Once the legislative process is completed, however, it is at least debatable whether an otherwise valid provision of law should be vulnerable to challenge years after enactment, by someone whose personal interest is not in the political process but in escaping the effect of the law. That is the effect of present Article IV, section 20, and it is reasonable to believe that this effect is what the proposals in the Revised Constitution were designed to change.
The Revised Constitution was not enacted. But in 1967, the Legislative Assembly submitted, and the voters in 1968 adopted, a new text for the initiative provisions of Article IV, including the one-subject limitation on a “proposed law.” Although little was said about it in the legislative history, there is no doubt that this change originated in the Revised Constitution, which the legislature studied and considered during the 1963 and 1965 sessions. As to completed enactments, however, the one-subject limitation on “Acts” stated in Article IV, section 20, was not involved in the change and has been left intact.
I conclude, therefore, that under Article IV, section 1, an initiative petition is not eligible to be submitted “as provided in this section” if it is a “proposed law” that embraces more than one subject and matters properly connected therewith.
II.
I agree with petitioners and with intervenors that the ;ourt should not postpone deciding that issue until a possible *722later challenge.

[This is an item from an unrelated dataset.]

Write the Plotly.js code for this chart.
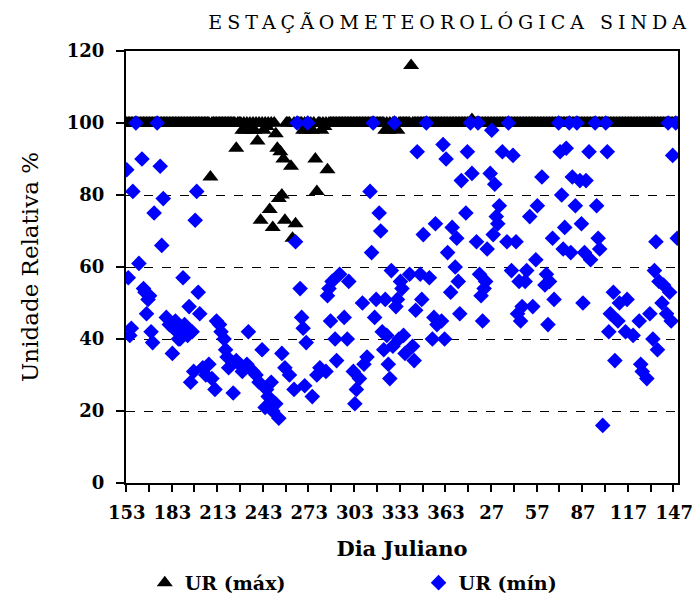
<!DOCTYPE html>
<html>
<head>
<meta charset="utf-8">
<script src="https://cdn.plot.ly/plotly-3.0.1.min.js"></script>
<style>html,body{margin:0;padding:0;background:#fff}</style>
</head>
<body>
<div id="chart" style="width:694px;height:598px"></div>
<script>
// Julian days shown on the category axis (June 2 -> end of May, leap year)
const days = [];
for (let d = 153; d <= 366; d++) days.push(d);
for (let d = 1; d <= 149; d++) days.push(d);

// UR (máx) – one value per day, in day order (rows of 30 days)
const urMax = [
 100,100,100,100,100,100,100,100,100,100,100,100,100,100,100,100,100,100,100,100,100,100,100,100,100,100,100,100,100,100,
 100,100,100,100,100,100,100,100,100,100,100,100,100,100,100,100,100,100,100,100,100,100,100,100,100,85,100,100,100,100,
 100,100,100,100,100,100,100,100,100,100,100,100,93,100,100,100,98,100,98,100,99,100,98,100,98,100,95,100,73,100,
 98,100,99,100,76,100,71,100,97,93,79,92,80,90,73,100,100,100,88,68,100,72,100,100,100,100,98,100,98,100,
 99,100,98,100,90,81,100,100,98,100,99,100,87,100,100,100,100,100,100,100,100,100,100,100,100,100,100,100,100,100,
 100,100,100,100,100,100,100,100,100,100,100,100,100,100,100,100,100,100,100,100,98,100,98,100,99,100,100,100,98,100,
 100,100,100,100,100,100,100,116,100,100,100,100,100,100,100,100,100,100,100,100,100,100,100,100,100,100,100,100,100,100,
 100,100,100,100,100,100,100,100,100,100,100,100,100,100,100,100,100,101,100,100,100,100,100,100,100,100,100,100,100,100,
 100,100,100,100,100,100,100,100,100,100,100,100,100,100,100,100,100,100,100,100,100,100,100,100,100,100,100,100,100,100,
 100,100,100,100,100,100,100,100,100,100,100,100,100,100,100,100,100,100,100,100,100,100,100,100,100,100,100,100,100,100,
 100,100,100,100,100,100,100,100,100,100,100,100,100,100,100,100,100,100,100,100,100,100,100,100,100,100,100,100,100,100,
 100,100,100,100,100,100,100,100,100,100,100,100,100,100,100,100,100,100,100,100,100,100,100,100,100,100,100,100,100,100,
 100,100,100
];

// UR (mín) – readable points: position of the day in the series and value
const minDay = [
 0,1,2,3,4,6,8,10,11,12,13,14,15,16,17,18,20,22,23,24,26,28,30,32,33,34,35,36,37,38,40,41,42,43,44,45,46,47,48,50,
 52,54,56,58,59,61,62,64,65,66,67,70,72,74,76,79,80,83,85,87,89,91,92,93,95,96,98,100,102,104,107,110,111,112,114,115,116,117,118,119,
 122,125,127,131,132,133,134,135,137,138,140,143,145,146,149,150,151,153,155,156,158,160,161,162,163,164,166,167,168,169,170,171,172,173,174,175,176,177,178,179,
 180,181,182,183,186,188,189,190,191,193,194,195,197,199,201,202,203,204,207,208,209,210,211,213,214,216,217,218,219,220,223,224,226,227,230,231,232,233,234,235,
 236,237,239,240,241,242,243,244,245,247,250,251,253,254,256,257,258,259,260,262,263,265,267,269,270,273,275,276,277,278,280,281,284,285,286,287,288,289,291,292,
 293,295,296,298,299,300,301,302,304,305,308,309,310,311,313,315,316,317,318,320,321,323,324,328,329,333,337,338,339,342,344,346,347,348,349,350,352,353,355,356,
 357,358,359,361,362
];
const urMin = [
 87,57,41,43,81,100,61,90,54,53,47,51,52,42,39,75,100,88,66,79,46,44,36,45,42,40,40,43,57,44,41,49,28,42,31,73,81,53,47,32,
 30,33,29,26,45,44,42,40,37,35,32,25,34,33,31,33,42,31,30,28,37,21,26,24,28,20,22,18,36,32,30,26,67,100,54,46,43,27,39,100,
 24,30,32,31,52,54,45,56,40,34,58,46,40,56,31,22,26,29,50,33,35,81,64,100,46,51,75,70,42,37,51,41,33,29,59,38,100,49,51,40,
 56,54,41,36,58,38,34,48,92,58,51,69,100,57,40,46,72,44,45,94,40,90,64,53,71,60,68,56,47,84,75,92,100,86,67,100,58,52,45,54,
 56,65,86,98,69,83,74,72,77,92,67,100,59,91,67,47,56,45,49,56,59,74,49,62,77,85,55,58,44,56,68,51,100,92,80,65,71,93,100,64,
 85,77,100,84,72,50,64,84,92,62,100,77,68,65,16,100,92,42,47,53,34,45,50,42,51,41,45,33,31,29,47,40,59,67,37,56,50,55,47,100,
 53,45,91,100,68
];

const tickIdx = [0, 30, 60, 90, 120, 150, 180, 210, 240, 270, 300, 330, 360];
const serif = 'DejaVu Serif, serif';

const traces = [
  {
    name: 'UR (máx)', type: 'scatter', mode: 'markers',
    x: urMax.map((v, i) => i), y: urMax,
    marker: {symbol: 'triangle-up', size: 14, color: '#000000'},
    legend: 'legend'
  },
  {
    name: 'UR (mín)', type: 'scatter', mode: 'markers',
    x: minDay, y: urMin,
    marker: {symbol: 'diamond', size: 12, color: '#0000FF'},
    legend: 'legend2'
  }
];

const layout = {
  width: 694, height: 598,
  margin: {l: 126, r: 16, t: 51, b: 115, autoexpand: false},
  paper_bgcolor: '#ffffff', plot_bgcolor: '#ffffff',
  showlegend: true,
  title: {
    text: '<span style="letter-spacing:5px">ESTAÇÃOMETEOROLÓGICA SINDA</span>',
    font: {family: serif, size: 19, color: '#000'},
    x: 0.648, xanchor: 'center', xref: 'container',
    y: 0.963, yanchor: 'middle', yref: 'container'
  },
  xaxis: {
    range: [-0.5, 362.5], automargin: false,
    tickmode: 'array', tickvals: tickIdx, ticktext: tickIdx.map(i => String(days[i])),
    ticks: '', ticklabelstandoff: 12,
    tickfont: {family: serif, size: 18, color: '#000', weight: 'bold'},
    minor: {tick0: -0.5, dtick: 15, ticks: 'outside', ticklen: 7, tickwidth: 1.5, tickcolor: '#000', showgrid: false},
    showline: true, linecolor: '#000', linewidth: 2, mirror: true,
    showgrid: false, zeroline: false,
    title: {text: 'Dia Juliano', font: {family: serif, size: 21, color: '#000', weight: 'bold'}, standoff: 20}
  },
  yaxis: {
    range: [0, 120], dtick: 20, tick0: 0, automargin: false,
    ticks: 'outside', ticklen: 8, tickwidth: 1.5, tickcolor: '#000',
    ticklabelstandoff: 8,
    tickfont: {family: serif, size: 18, color: '#000', weight: 'bold'},
    showline: true, linecolor: '#000', linewidth: 2, mirror: true,
    showgrid: true, gridcolor: '#000', gridwidth: 1, griddash: 'dash',
    zeroline: false,
    title: {text: 'Unidade Relativa %', font: {family: serif, size: 23, color: '#000'}, standoff: 22}
  },
  legend: {
    x: 0.034, y: -0.231, xanchor: 'left', yanchor: 'middle',
    orientation: 'h', bgcolor: 'rgba(0,0,0,0)',
    font: {family: serif, size: 19, color: '#000', weight: 'bold'},
    itemwidth: 30
  },
  legend2: {
    x: 0.53, y: -0.231, xanchor: 'left', yanchor: 'middle',
    orientation: 'h', bgcolor: 'rgba(0,0,0,0)',
    font: {family: serif, size: 19, color: '#000', weight: 'bold'},
    itemwidth: 30
  }
};

Plotly.newPlot('chart', traces, layout, {displayModeBar: false, responsive: false});
</script>
</body>
</html>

I disagree with respondent that a decision at this stage would be an interference with the public’s right to initiate legislation. This measure may satisfy the one-subject rule, although no one besides Justice Lent reaches that issue today. But if a proposal does violate the constitutional rule, it is no advantage to the public to learn this after all the time and effort to obtain its enactment rather than earlier. The one is no more an interference with the right to submit valid initiative measures than the other, and the earlier decision may even come in time to correct a fatal flaw.
Because a proposed law that contains more than one subject is not a legally proper initiative petition, the responsible officials must determine whether or not it is eligible to go through the initiative process. The statutes do not assign the courts a direct role in that determination, as they do in reviewing ballot titles or explanatory statements for the voter pamphlet. See ORS 250.085 (ballot titles); ORS 251.235 (explanatory statements). Nor is review of an initiative petition a lawsuit between proponents and opponents of the proposed measure. Teledyne v. Paulus, 297 Or 665, 687 P2d 1077 (1984). It is imprecise to speak of “preenactment review” by the courts. Rather, a court enters a case such as this only in a form of judicial review of the action or inaction of a responsible official, in this case the Secretary of State.

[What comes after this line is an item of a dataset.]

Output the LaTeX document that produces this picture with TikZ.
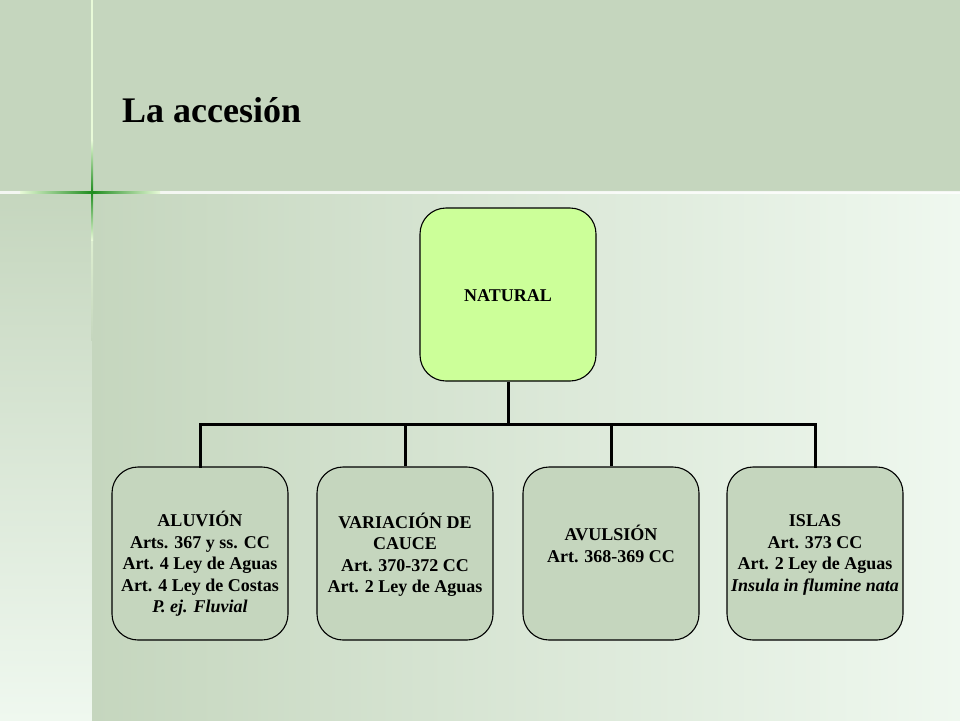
\documentclass[tikz,border=0pt]{standalone}
\usepackage{fontspec}
\setmainfont{Liberation Serif}
\begin{document}
\begin{tikzpicture}[x=1pt,y=-1pt,
  bgband/.style={fill=band,draw=none},
  natbox/.style={draw=black,line width=1.1pt,fill=natfill,rounded corners=26pt,minimum width=176pt,minimum height=173pt,inner sep=0pt},
  subbox/.style={draw=black,line width=1.1pt,fill=band,rounded corners=26pt,minimum width=176pt,minimum height=173pt,inner sep=0pt},
  boxtext/.style={align=center,font=\fontsize{18}{21.5}\selectfont\bfseries,inner sep=0pt},
  conn/.style={line width=3pt,draw=black}]
\definecolor{band}{HTML}{C5D6BE}
\definecolor{pale}{HTML}{EFF8EF}
\definecolor{natfill}{HTML}{CCFF99}
\definecolor{glow}{HTML}{1E8C1E}
\definecolor{lineclr}{HTML}{E8FAD8}
% background
\useasboundingbox (0,0) rectangle (960,720);
\fill[band] (0,0) rectangle (960,192);
\shade[top color=band,bottom color=pale] (0,192) rectangle (92,720);
\shade[left color=band,right color=pale] (92,192) rectangle (960,720);
% light lines
\fill[white,opacity=0.8] (0,191) rectangle (960,193.5);
\fill[lineclr] (91,0) rectangle (93,192);
\shade[top color=lineclr,bottom color=band] (91,192) rectangle (93,340);
% green glow of the cross
\shade[left color=lineclr,right color=glow] (20,191) rectangle (92,193.5);
\shade[left color=glow,right color=lineclr] (92,191) rectangle (160,193.5);
\shade[top color=lineclr,bottom color=glow] (91,140) rectangle (93,192);
\shade[top color=glow,bottom color=lineclr] (91,192) rectangle (93,240);
% title
\node[anchor=base west,font=\fontsize{36}{40}\selectfont\bfseries,inner sep=0pt] (title) at (122,122) {La accesión};
% boxes
\node[natbox] (nat) at (508,294.5) {};
\node[boxtext] (natt) at (508,296) {NATURAL};
\node[subbox] (b1) at (200,553.5) {};
\node[subbox] (b2) at (405,553.5) {};
\node[subbox] (b3) at (611,553.5) {};
\node[subbox] (b4) at (815,553.5) {};
\node[boxtext] (t1) at (200,564) {ALUVIÓN\\Arts. 367 y ss. CC\\Art. 4 Ley de Aguas\\Art. 4 Ley de Costas\\\textit{P. ej. Fluvial}};
\node[boxtext] (t2) at (405,555) {VARIACIÓN DE\\CAUCE\\Art. 370-372 CC\\Art. 2 Ley de Aguas};
\node[boxtext] (t3) at (611,544) {AVULSIÓN\\Art. 368-369 CC};
\node[boxtext] (t4) at (815,555) {ISLAS\\Art. 373 CC\\Art. 2 Ley de Aguas\\\textit{Insula in flumine nata}};
% connectors
\coordinate (j) at (508,424);
\draw[conn] (nat.south) -- (j);
\draw[conn,line cap=rect] (b1.north) |- (j);
\draw[conn,line cap=rect] (b4.north) |- (j);
\draw[conn] (b2.north) -- (b2.north |- j);
\draw[conn] (b3.north) -- (b3.north |- j);
\end{tikzpicture}
\end{document}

Under the statutes, the chief elections officer is the Secretary of State, respondent in this case. ORS 246.110. The Court notes that prospective initiative petitions must be filed with the secretary. ORS 250.045(1). The secretary is directed to send two copies of an “approved” prospective petition to the Attorney General for preparation of a ballot title. ORS 250.065(2). The statute presupposes that the Secretary of State has a function to “approve” the prospective petition as to eligibility — of course not as to policy — at this stage. According to the Court, that is when petitioners should have sought judicial review of her action. But the Secretary of State again has an official duty to decide whether a petition is eligible to be placed on the ballot when the actual petition is filed with her for that purpose. ORS 250.105, ORS 254.085.
Normally the manner and timing of judicial review is itself prescribed by statute. ORS 246.910(1) provides:
*723“A person adversely affected by any act or failure to act by the Secretary of State or a county clerk under any election law, or by any order, rule, directive or instruction made by the Secretary of State or a county clerk under any election law, may appeal therefrom to the circuit court for the county in which the act or failure to act occurred or in which the order, rule, directive or instruction was made.”
The statute does not prescribe a time or procedure for such an “appeal,” although the provision of subsection (3) that the courts may give precedence to such appeals suggests that they should be expeditious. I do not disagree with the Court that the secretary’s initial decision to approve or not to approve a prospective initiative petition for transmission to the attorney general may be an occasion for judicial review.1 Thereafter, however, ORS 254.085 directs the Secretary of State to “furnish to each county clerk a certified statement of * * * the state measures to be voted on,” and to do so no later than 61 days before the date of the election. Certainly this is a “directive or instruction made by the Secretary of State” from which ORS 246.910 allows an “appeal” to a circuit court. It therefore is no answer to a challenge at this stage that someone might have brought a challenge at an earlier stage.
The present proceeding, of course, was not brought under ORS 246.910; it is upon an alternative writ of mandamus from this court. This may be a questionable avenue for seeking review, in light of the availability of other legal remedies. See State ex rel Sajo v. Paulus, 297 Or 646, 688 P2d 367 (1984). Because it is a mandamus proceeding, the Court holds that it is barred by laches. I strongly disagree that a court should turn away a challenge to an impending unlawful official action as untimely, in the absence of statutory time limits, unless the subject concerns transactions with private persons whose rights may have been irremediably prejudiced by the delay. See DeFazio v. Washington Public Power Supply System, 296 Or 550, 599, 679 P2d 1316 (1984) (Lent, J., concurring). To hold otherwise in effect means that officials are free to go forward contrary to law and perhaps contrary to the public interest once no litigant has come forward in the time that the court deems reasonable.
*724The Court might well have denied the petition for the discretionary writ and left the issue for later resolution if the proposed measure passes. But having issued the alternative writ, in my opinion it should reach the merits. For that reason, I dissent.
Roberts, J., joins in this dissent.

Possibly another occasion might arise when the Attorney General prepares or declines to prepare a ballot title.